The Commission was set up in 2005 to help post-conflict countries avoid slipping back into war and chaos by providing strategic advice and harnessing expertise and financing from around the world to support recovery projects. It currently has six post-conflict countries on its agenda: Burundi, the Central African Republic, Guinea, Guinea-Bissau, Liberia and Sierra Leone.
Mr. Momen said that post-conflict countries, including those on the Commission’s agenda, face enormous challenges in providing economic and social opportunities to their population, especially to their youth, which constitute a very significant part of their population.
Youth employment features prominently in the peacebuilding priorities adopted between the Commission and the countries on its agenda, he noted. However, creating a sufficient number of jobs to employ an “otherwise idle and poorly-trained work force” has proven arduous, especially in countries emerging from prolonged conflict or instability, in which the labour market – supply and demand for workers – may have seriously been damaged.
“Prolonged conflict and instability leave a generation of individuals without proper quality education and thus difficult to be employed or motivated to be successful entrepreneurs,” Mr. Momen said. “Economic activities once shut down for prolonged periods take time to re-open and when they do try to open, capital is hard to come across, more so these days of one after another financial crises.”
“All these considerations underline the need for partnerships and proactive efforts to promote job creation,” he stated, adding that governments, development partners, the public and private sectors, regional and international financial institutions, business and the non-governmental organization sectors all have an important role to play.

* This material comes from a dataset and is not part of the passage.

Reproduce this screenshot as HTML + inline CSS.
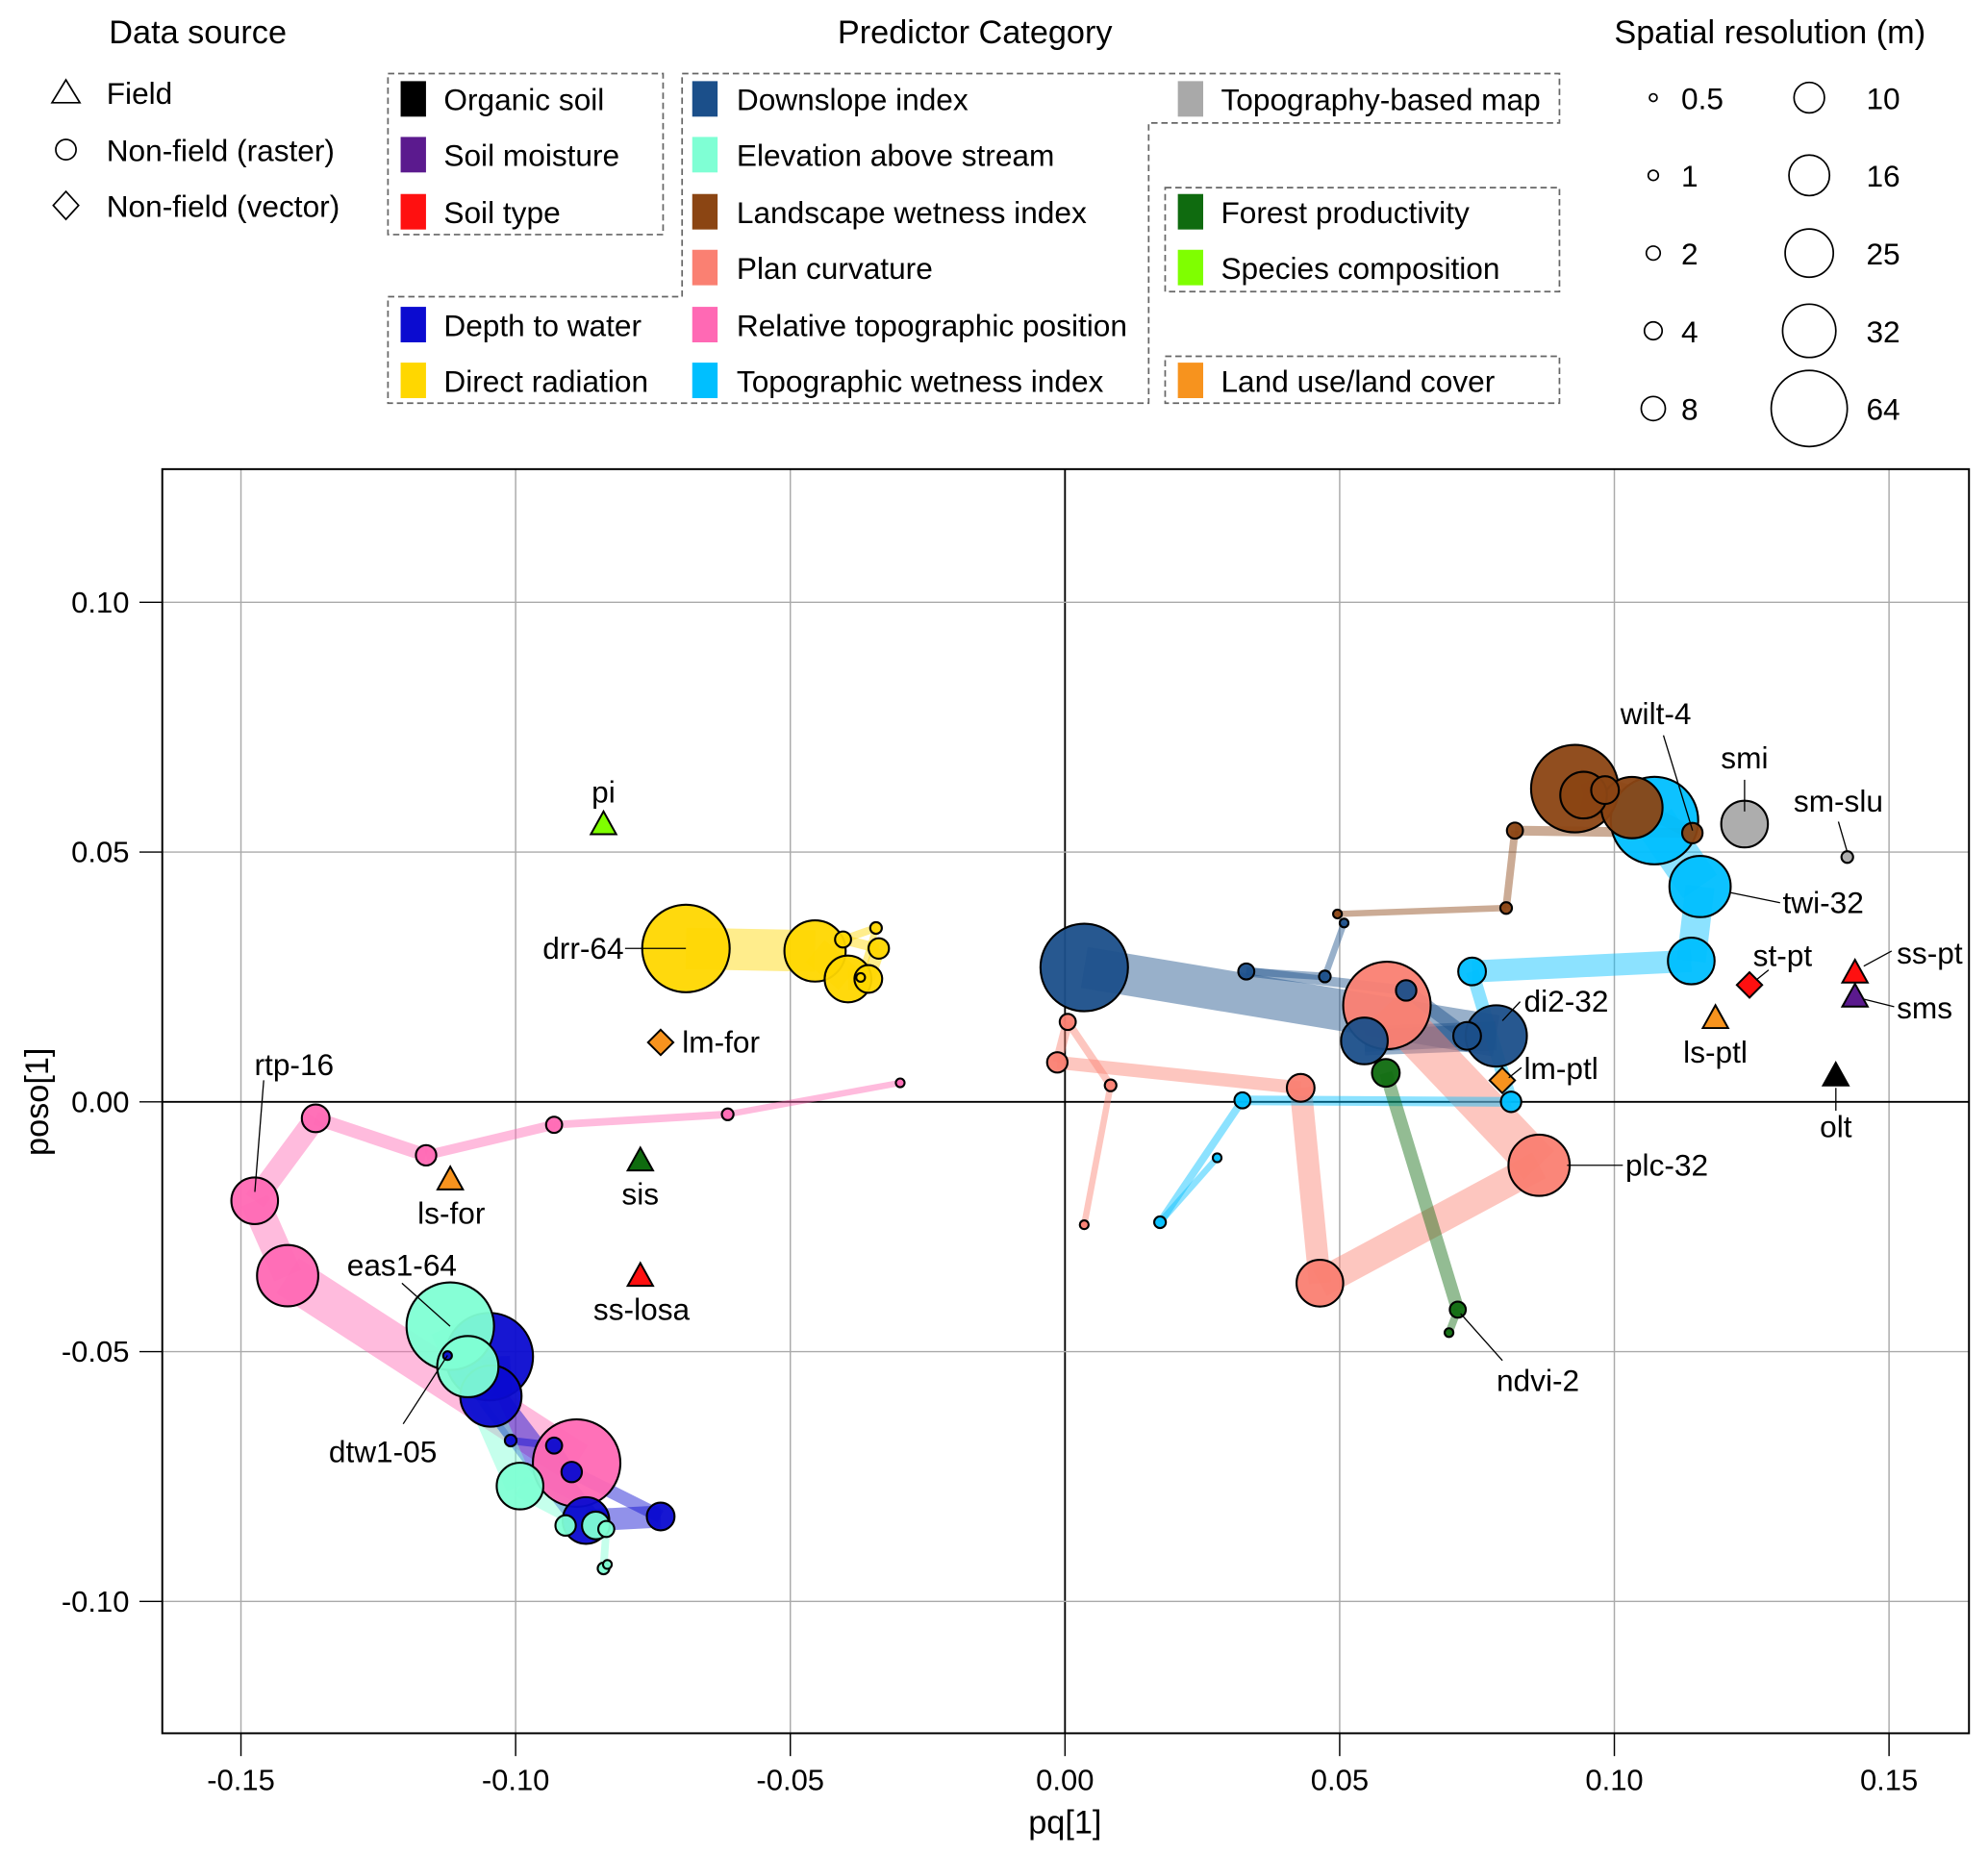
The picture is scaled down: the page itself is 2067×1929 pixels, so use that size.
<!DOCTYPE html>
<html><head><meta charset="utf-8">
<style>
html,body{margin:0;padding:0;background:#fff;}
svg{display:block;}
text{font-family:"Liberation Sans",Arial,sans-serif;fill:#000;}
</style></head>
<body>
<svg id="chart" width="2067" height="1929" viewBox="0 0 1568 1463" preserveAspectRatio="none" xmlns="http://www.w3.org/2000/svg">
  <g id="legend">
    <text x="156" y="34" font-size="26" text-anchor="middle">Data source</text>
    <text x="769" y="34" font-size="26" text-anchor="middle">Predictor Category</text>
    <text x="1396" y="34" font-size="26" text-anchor="middle">Spatial resolution (m)</text>
    <polygon points="41,81 52,63 63,81" fill="none" stroke="#000" stroke-width="1.3"/>
    <text x="84" y="82" font-size="24">Field</text>
    <circle cx="52" cy="118" r="8" fill="none" stroke="#000" stroke-width="1.3"/>
    <text x="84" y="127" font-size="24">Non-field (raster)</text>
    <polygon points="52,151 62,162 52,173 42,162" fill="none" stroke="#000" stroke-width="1.3"/>
    <text x="84" y="171" font-size="24">Non-field (vector)</text>
    <g fill="none" stroke="#666" stroke-width="1.3" stroke-dasharray="5,3">
      <rect x="306" y="58" width="217" height="127"/>
      <polygon points="538,58 1230,58 1230,97 906,97 906,318 306,318 306,234 538,234"/>
      <rect x="919" y="148" width="311" height="82"/>
      <rect x="919" y="281" width="311" height="37"/>
    </g>
    <g id="cat-legend"></g>
    <g id="size-legend"></g>
  </g>
  <g id="plot"></g>
</svg>
<script>
// ---------- data ----------
const categories = ["Organic soil","Soil moisture","Soil type","Depth to water","Direct radiation","Downslope index","Elevation above stream","Landscape wetness index","Plan curvature","Relative topographic position","Topographic wetness index","Topography-based map","Forest productivity","Species composition","Land use/land cover"];
const catColors = ["#000000","#5b1a8e","#ff1010","#0b0bd0","#ffd700","#1b4f8a","#7fffd4","#8b4513","#fa8072","#ff69b4","#00bfff","#a9a9a9","#0f6b0f","#7fff00","#f7931e"];
const legendCol = [0,0,0,0,0,1,1,1,1,1,1,2,2,2,2];
const legendRow = [0,1,2,4,5,0,1,2,3,4,5,0,2,3,5];
const resolutions = [0.5,1,2,4,8,10,16,25,32,64];
const xTicks = [-0.15,-0.10,-0.05,0.00,0.05,0.10,0.15];
const xTickLabels = ["-0.15","-0.10","-0.05","0.00","0.05","0.10","0.15"];
const yTicks = [0.10,0.05,0.00,-0.05,-0.10];
const yTickLabels = ["0.10","0.05","0.00","-0.05","-0.10"];

// raster series (connected by resolution order)
const seriesCat = [4,9,3,6,5,8,10,7,12];
const seriesRes = [0.5,1,2,4,8,16,32,64];
const seriesRes3 = [0.5,2,8];
const drrX = [-0.0372,-0.0344,-0.0404,-0.0339,-0.0358,-0.0395,-0.0455,-0.0690];
const drrY = [0.0249,0.0348,0.0325,0.0307,0.0246,0.0246,0.0302,0.0307];
const rtpX = [-0.0300,-0.0614,-0.0930,-0.1163,-0.1364,-0.1475,-0.1415,-0.0889];
const rtpY = [0.0038,-0.0025,-0.0046,-0.0107,-0.0033,-0.0198,-0.0348,-0.0723];
const dtwX = [-0.1124,-0.1009,-0.0930,-0.0898,-0.0736,-0.0872,-0.1045,-0.1048];
const dtwY = [-0.0508,-0.0678,-0.0688,-0.0741,-0.0830,-0.0838,-0.0589,-0.0510];
const easX = [-0.0833,-0.0840,-0.0835,-0.0909,-0.0854,-0.0992,-0.1087,-0.1119];
const easY = [-0.0926,-0.0934,-0.0855,-0.0848,-0.0848,-0.0769,-0.0530,-0.0449];
const diX = [0.0508,0.0473,0.0330,0.0621,0.0732,0.0545,0.0785,0.0035];
const diY = [0.0358,0.0251,0.0261,0.0223,0.0132,0.0122,0.0132,0.0269];
const plcX = [0.0035,0.0083,0.0005,-0.0014,0.0429,0.0464,0.0863,0.0586];
const plcY = [-0.0246,0.0033,0.0160,0.0079,0.0028,-0.0363,-0.0127,0.0193];
const twiX = [0.0277,0.0173,0.0323,0.0812,0.0741,0.1140,0.1156,0.1073];
const twiY = [-0.0112,-0.0241,0.0003,0.0000,0.0261,0.0282,0.0431,0.0563];
const lwiX = [0.0496,0.0803,0.0819,0.1142,0.0983,0.0944,0.1032,0.0928];
const lwiY = [0.0376,0.0388,0.0543,0.0538,0.0624,0.0614,0.0589,0.0627];
const fpX = [0.0699,0.0715,0.0584];
const fpY = [-0.0462,-0.0416,0.0058];

// unconnected points
const ptName = ["smi","sm-slu","pi","sis","ss-losa","ls-for","ls-ptl","ss-pt","sms","olt","lm-for","lm-ptl","st-pt"];
const ptCat = [11,11,13,12,2,14,14,2,1,0,14,14,2];
const ptShape = ["c","c","t","t","t","t","t","t","t","t","d","d","d"];
const ptRes = [16,1,0,0,0,0,0,0,0,0,0,0,0];
const ptX = [0.1237,0.1424,-0.0840,-0.0773,-0.0773,-0.1119,0.1184,0.1438,0.1438,0.1403,-0.0736,0.0796,0.1246];
const ptY = [0.0556,0.0490,0.0556,-0.0117,-0.0348,-0.0155,0.0168,0.0259,0.0211,0.0053,0.0119,0.0043,0.0234];

// ---------- layout ----------
const NS = "http://www.w3.org/2000/svg";
const L = 128, R = 1553, T = 370, B = 1367;
function sx(v){ return 840 + v * 4333; }
function sy(v){ return 869 - v * 3940; }
const legR = {0.5:3,1:4,2:5.5,4:7,8:9.5,10:12,16:16,25:19,32:21,64:30};
function rad(res){ return legR[res] * 1.15; }
function mk(tag, attrs, parent){ const e = document.createElementNS(NS, tag); for (const k in attrs) e.setAttribute(k, attrs[k]); parent.appendChild(e); return e; }

// category legend
const catLeg = document.getElementById("cat-legend");
const colSw = [316,546,929], colTx = [350,581,963], rowY = [78,122,167,211,256,300];
categories.forEach((c,i)=>{
  const r = mk("rect",{x:colSw[legendCol[i]], y:rowY[legendRow[i]]-14, width:20, height:28, fill:catColors[i]}, catLeg);
  
  
  const t = mk("text",{x:colTx[legendCol[i]], y:rowY[legendRow[i]]+9, "font-size":24}, catLeg);
  t.textContent = c;
  
  
});
// size legend
const sizeLeg = document.getElementById("size-legend");
resolutions.forEach((res,i)=>{
  const col = i < 5 ? 0 : 1, row = i % 5;
  const cx = col ? 1427 : 1304, cy = 77 + row * 61.3;
  const c = mk("circle",{cx:cx, cy:cy, r:legR[res], fill:"none", stroke:"#000", "stroke-width":1.3}, sizeLeg);
  
  
  const t = mk("text",{x:col ? 1472 : 1326, y:cy+9, "font-size":24}, sizeLeg);
  t.textContent = String(res);
  
  
});

// plot
const plot = document.getElementById("plot");
const grid = mk("g",{}, plot);


xTicks.forEach((v,i)=>{
  const X = sx(v);
  mk("line",{x1:X,x2:X,y1:T,y2:B,stroke:v===0?"#000":"#aaa","stroke-width":v===0?1.4:1.1}, grid);
  const tk = mk("line",{x1:X,x2:X,y1:B,y2:B+18,stroke:"#000","stroke-width":1.1}, plot);
  
  
  const t = mk("text",{x:X,y:B+45,"font-size":23.5,"text-anchor":"middle"}, plot);
  t.textContent = xTickLabels[i];
  
  
});
yTicks.forEach((v,i)=>{
  const Y = sy(v);
  mk("line",{x1:L,x2:R,y1:Y,y2:Y,stroke:v===0?"#000":"#aaa","stroke-width":v===0?1.4:1.1}, grid);
  const tk = mk("line",{x1:L-18,x2:L,y1:Y,y2:Y,stroke:"#000","stroke-width":1.1}, plot);
  
  
  const t = mk("text",{x:L-26,y:Y+8,"font-size":23.5,"text-anchor":"end"}, plot);
  t.textContent = yTickLabels[i];
  
  
});
const frame = mk("rect",{x:L,y:T,width:R-L,height:B-T,fill:"none",stroke:"#000","stroke-width":1.5}, plot);


const xt = mk("text",{x:840,y:1446,"font-size":26,"text-anchor":"middle"}, plot);
xt.textContent = "pq[1]";


const yt = mk("text",{x:38,y:869,"font-size":26,"text-anchor":"middle",transform:"rotate(-90 38 869)"}, plot);
yt.textContent = "poso[1]";



const seriesX = [drrX,rtpX,dtwX,easX,diX,plcX,twiX,lwiX,fpX];
const seriesY = [drrY,rtpY,dtwY,easY,diY,plcY,twiY,lwiY,fpY];
const bands = mk("g",{}, plot);


const marks = [];
seriesX.forEach((xs,s)=>{
  const ys = seriesY[s], col = catColors[seriesCat[s]];
  const resArr = xs.length === 3 ? seriesRes3 : seriesRes;
  for (let i=0;i<xs.length-1;i++){
    const w = Math.max(rad(resArr[i+1]) * 0.95, 5);
    const ln = mk("line",{x1:sx(xs[i]),y1:sy(ys[i]),x2:sx(xs[i+1]),y2:sy(ys[i+1]),stroke:col,"stroke-width":w,"stroke-opacity":0.45}, bands);
    
    
  }
  for (let i=0;i<xs.length;i++) marks.push({x:xs[i],y:ys[i],r:rad(resArr[i]),col:col});
});
ptName.forEach((n,i)=>{ if (ptShape[i]==="c") marks.push({x:ptX[i],y:ptY[i],r:rad(ptRes[i]),col:catColors[ptCat[i]]}); });
marks.sort((a,b)=>b.r-a.r);
const pts = mk("g",{}, plot);


marks.forEach(m=>{
  const c = mk("circle",{cx:sx(m.x),cy:sy(m.y),r:m.r,fill:m.col,stroke:"#000","stroke-width":1.6,"fill-opacity":0.95}, pts);
  
  
});
ptName.forEach((n,i)=>{
  const X = sx(ptX[i]), Y = sy(ptY[i]), col = catColors[ptCat[i]];
  if (ptShape[i]==="t"){
    const p = mk("polygon",{points:`${X-10},${Y+8} ${X},${Y-10} ${X+10},${Y+8}`,fill:col,stroke:"#000","stroke-width":1.5}, pts);
    
    
  } else if (ptShape[i]==="d"){
    const p = mk("polygon",{points:`${X},${Y-10} ${X+10},${Y} ${X},${Y+10} ${X-10},${Y}`,fill:col,stroke:"#000","stroke-width":1.5}, pts);
    
    
  }
});

// point labels
const labels = [
  ["pi",476,633,"middle"],["drr-64",492,756,"end"],["lm-for",538,830,"start"],["rtp-16",232,848,"middle"],
  ["ls-for",356,965,"middle"],["sis",505,950,"middle"],["ss-losa",506,1041,"middle"],["eas1-64",317,1006,"middle"],
  ["dtw1-05",302,1153,"middle"],["wilt-4",1306,571,"middle"],["smi",1376,606,"middle"],["sm-slu",1450,640,"middle"],
  ["twi-32",1406,720,"start"],["st-pt",1406,762,"middle"],["ss-pt",1522,760,"middle"],["sms",1496,803,"start"],
  ["di2-32",1202,798,"start"],["lm-ptl",1202,851,"start"],["ls-ptl",1353,838,"middle"],["olt",1448,897,"middle"],
  ["plc-32",1282,927,"start"],["ndvi-2",1213,1097,"middle"]
];
const leaders = [[493,748,541,748],[208,852,201,940],[317,1012,355,1046],[318,1123,353,1069],[1312,580,1335,655],
  [1376,615,1376,640],[1450,648,1457,672],[1404,712,1365,704],[1395,765,1385,773],[1492,750,1470,762],[1494,794,1470,788],
  [1199,790,1185,805],[1200,842,1190,850],[1280,919,1236,919],[1185,1073,1152,1036],[1448,858,1448,876]];
const lab = mk("g",{}, plot);


leaders.forEach(l=>{
  const ln = mk("line",{x1:l[0],y1:l[1],x2:l[2],y2:l[3],stroke:"#000","stroke-width":1}, lab);
  
  
});
labels.forEach(l=>{
  const t = mk("text",{x:l[1],y:l[2],"font-size":24,"text-anchor":l[3]}, lab);
  t.textContent = l[0];
  
  
});
</script>
</body></html>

In her remarks to the meeting, Deputy Secretary-General Asha-Rose Migiro said that the international community is increasingly recognizing the need to focus on job creation soon after conflict ends.
“Later is often too late. Frustration boils over. Countries relapse into violence,” she stated. “Quite simply, we need to do a better job in addressing employment needs in a rapid and sustainable manner. Short-term interventions can make a quick, visible dent on unemployment.”
The role of the private sector is crucial, she pointed out, noting that policies should encourage apprenticeships and entrepreneurship mentoring programmes. Private employers can also help ensure that training policies match market needs and facilitate youth access to markets, capital and networks. Young entrepreneurs, in particular, would benefit from less cumbersome administrative procedures to start new businesses and engage with the formal sector.
“By joining our efforts, the United Nations, international financial institutions, the private sector, NGOs, and foundations can make a real difference in expanding opportunity and building lasting peace in countries emerging from conflict,” Ms. Migiro stated.
She added that, in many parts of the world, young people lack education, experience, training and skills. “But the challenges are compounded in post-conflict and fragile countries that often suffer from weak institutions, poor investment and crumbling infrastructure,” she noted.
In his comments, the President of ECOSOC, Miloš Koterec, said that while the majority of young people do not get involved in violence, unemployment and underemployment can cause conflict or lead to youth involvement in criminal activities – such as the drugs trade, armed groups and other illegal trade – that offer livelihood opportunities.
“The consequences for countries still emerging from conflict are severe. For this reason, we need to have a sense of urgency,” he stated.
Mr. Koterec added that experience has shown that successful and innovative youth employment schemes typically share several common features: they are well-crafted to the needs and challenges of the local community; they promote practices rooted in firm, empirical evidence; and they are “scalable” – easily copied elsewhere.